Judas certainly doesn’t carry our sins nor does he take them away. He doesn’t heal us or mend the brokenness we carry with us wherever we go. However, he does carry our projections. He carries all the discomfort, awkwardness and shame, which is really about us or at least ours to deal with. We love to blame Judas because it’s much safer and initially relieving to experience our shadow in another person than experience it in ourselves.

Judas is our boss, our co-worker, Judas is our dad who neglected us and our mom who enmeshed with us. Judas is the system that wronged us and the structure, which keeps us tied down. For many of us it may even be hard to distinguish between Judas and Jesus because sometimes he’s our savior and sometimes he’s our scapegoat.

Here is the invitation today. Embrace what is awkward. Embrace your inner Judas. Learn to accept your deep proclivity to be both innocent and guilty, to be Judas and the other disciples. Settle into the uncomfortable seating arrangement of the Last Supper, and stop coming to God only once you’re free of paradox. You are both a fraud and a friend, both a fake and full of integrity; you both love Jesus and sometimes wish he were dead.

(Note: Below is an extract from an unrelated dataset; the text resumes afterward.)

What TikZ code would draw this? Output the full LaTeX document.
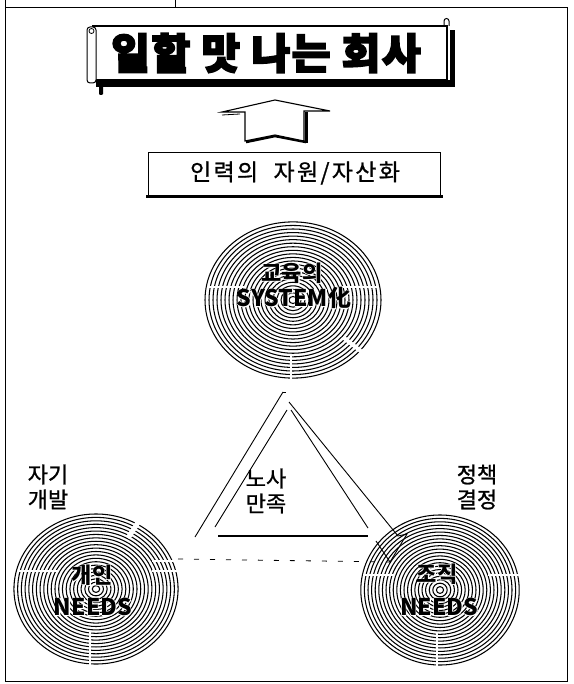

Real discipleship is not about being acquitted of betrayal but about bringing the light and darkness into a single focus – it’s not about guilt or innocence but about freedom and healing. At the Last Supper the disciples had yet to learn they too were betrayers, and Judas had yet to learn he was deeply loved, so if there is anything we can learn from the awkward confusion of life it may be that this to be human is to carry both light and shadow and the truest work of discipleship is to bring them together.

In the name of the Father, Son and Holy Spirit.